CHALLENGE:
Leave out the pictures and repeat the data exactly.

DATASET EXCERPT:

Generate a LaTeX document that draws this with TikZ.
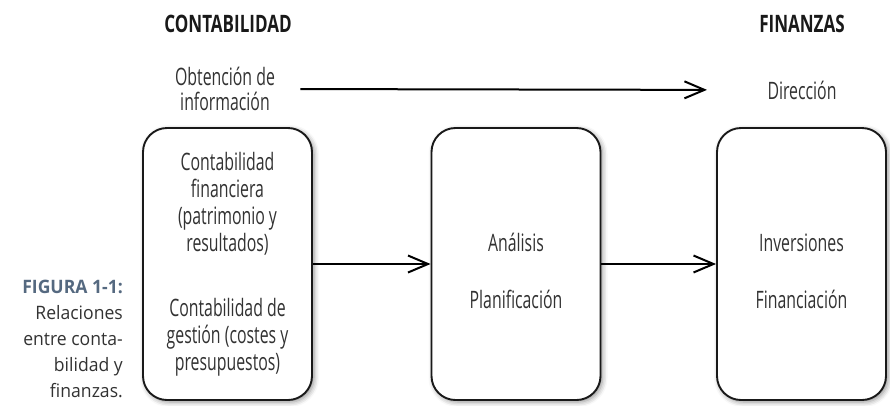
\documentclass[tikz,border=0pt]{standalone}
\usepackage{fontspec}
\setmainfont{Open Sans}[FakeStretch=0.66]
\newfontfamily\headfont{Open Sans}[FakeStretch=0.71]
\newfontfamily\capfont{Open Sans}[FakeStretch=0.95]
\usetikzlibrary{arrows.meta,shadows.blur}
\definecolor{txt}{RGB}{50,50,50}
\definecolor{capc}{RGB}{85,105,128}
\tikzset{
  box/.style={draw=black!90, line width=1.9pt, rounded corners=24pt, fill=white,
    minimum width=169pt, minimum height=272pt, align=center, text=txt,
    font=\fontsize{24}{27}\selectfont,
    blur shadow={shadow xshift=2pt, shadow yshift=-2pt, shadow blur radius=5pt, shadow opacity=45}},
  arr/.style={line width=2pt, -{Straight Barb[length=20pt,width=17pt,line width=2pt]}},
  head/.style={font=\fontsize{24}{28}\headfont\bfseries\selectfont, text=black!90},
  lbl/.style={align=center, text=txt, font=\fontsize{24}{25}\selectfont},
  capt/.style={align=right, text=txt, font=\fontsize{18.5}{26}\capfont\selectfont},
}
\begin{document}
\begin{tikzpicture}[x=1pt,y=-1pt]
\useasboundingbox (0,0) rectangle (890,405);
\node[head] (hc) at (228,24) {CONTABILIDAD};
\node[head] (hf) at (802,24) {FINANZAS};
\node[lbl] (obt) at (225,89) {Obtención de\\información};
\node[lbl] (dir) at (802,90) {Dirección};
\node[box] (b1) at (227.5,264) {Contabilidad\\financiera\\(patrimonio y\\resultados)\\[38pt]Contabilidad de\\gestión (costes y\\presupuestos)};
\node[box] (b2) at (516,264) {\rule{0pt}{32pt}Análisis\\[30pt]Planificación};
\node[box] (b3) at (801.5,264) {\rule{0pt}{32pt}Inversiones\\[30pt]Financiación};
\draw[arr] (b1.east) -- (b2.west);
\draw[arr] (b2.east) -- (b3.west);
\draw[arr, shorten <=22pt, shorten >=57pt] (obt.east) -- (dir.west);
\node[capt, anchor=north east, inner sep=0pt] (cap) at (123,280)
  {{\bfseries\color{capc}FIGURA 1-1:}\\Relaciones\\entre conta-\\bilidad y\\finanzas.};
\end{tikzpicture}
\end{document}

RIGHT ANSWER:
Generate a LaTeX document that draws this with TikZ.
\documentclass[tikz,border=0pt]{standalone}
\usepackage{fontspec}
\setmainfont{Open Sans}[FakeStretch=0.66]
\newfontfamily\headfont{Open Sans}[FakeStretch=0.71]
\newfontfamily\capfont{Open Sans}[FakeStretch=0.95]
\usetikzlibrary{arrows.meta,shadows.blur}
\definecolor{txt}{RGB}{50,50,50}
\definecolor{capc}{RGB}{85,105,128}
\tikzset{
  box/.style={draw=black!90, line width=1.9pt, rounded corners=24pt, fill=white,
    minimum width=169pt, minimum height=272pt, align=center, text=txt,
    font=\fontsize{24}{27}\selectfont,
    blur shadow={shadow xshift=2pt, shadow yshift=-2pt, shadow blur radius=5pt, shadow opacity=45}},
  arr/.style={line width=2pt, -{Straight Barb[length=20pt,width=17pt,line width=2pt]}},
  head/.style={font=\fontsize{24}{28}\headfont\bfseries\selectfont, text=black!90},
  lbl/.style={align=center, text=txt, font=\fontsize{24}{25}\selectfont},
  capt/.style={align=right, text=txt, font=\fontsize{18.5}{26}\capfont\selectfont},
}
\begin{document}
\begin{tikzpicture}[x=1pt,y=-1pt]
\useasboundingbox (0,0) rectangle (890,405);
\node[head] (hc) at (228,24) {CONTABILIDAD};
\node[head] (hf) at (802,24) {FINANZAS};
\node[lbl] (obt) at (225,89) {Obtención de\\información};
\node[lbl] (dir) at (802,90) {Dirección};
\node[box] (b1) at (227.5,264) {Contabilidad\\financiera\\(patrimonio y\\resultados)\\[38pt]Contabilidad de\\gestión (costes y\\presupuestos)};
\node[box] (b2) at (516,264) {\rule{0pt}{32pt}Análisis\\[30pt]Planificación};
\node[box] (b3) at (801.5,264) {\rule{0pt}{32pt}Inversiones\\[30pt]Financiación};
\draw[arr] (b1.east) -- (b2.west);
\draw[arr] (b2.east) -- (b3.west);
\draw[arr, shorten <=22pt, shorten >=57pt] (obt.east) -- (dir.west);
\node[capt, anchor=north east, inner sep=0pt] (cap) at (123,280)
  {{\bfseries\color{capc}FIGURA 1-1:}\\Relaciones\\entre conta-\\bilidad y\\finanzas.};
\end{tikzpicture}
\end{document}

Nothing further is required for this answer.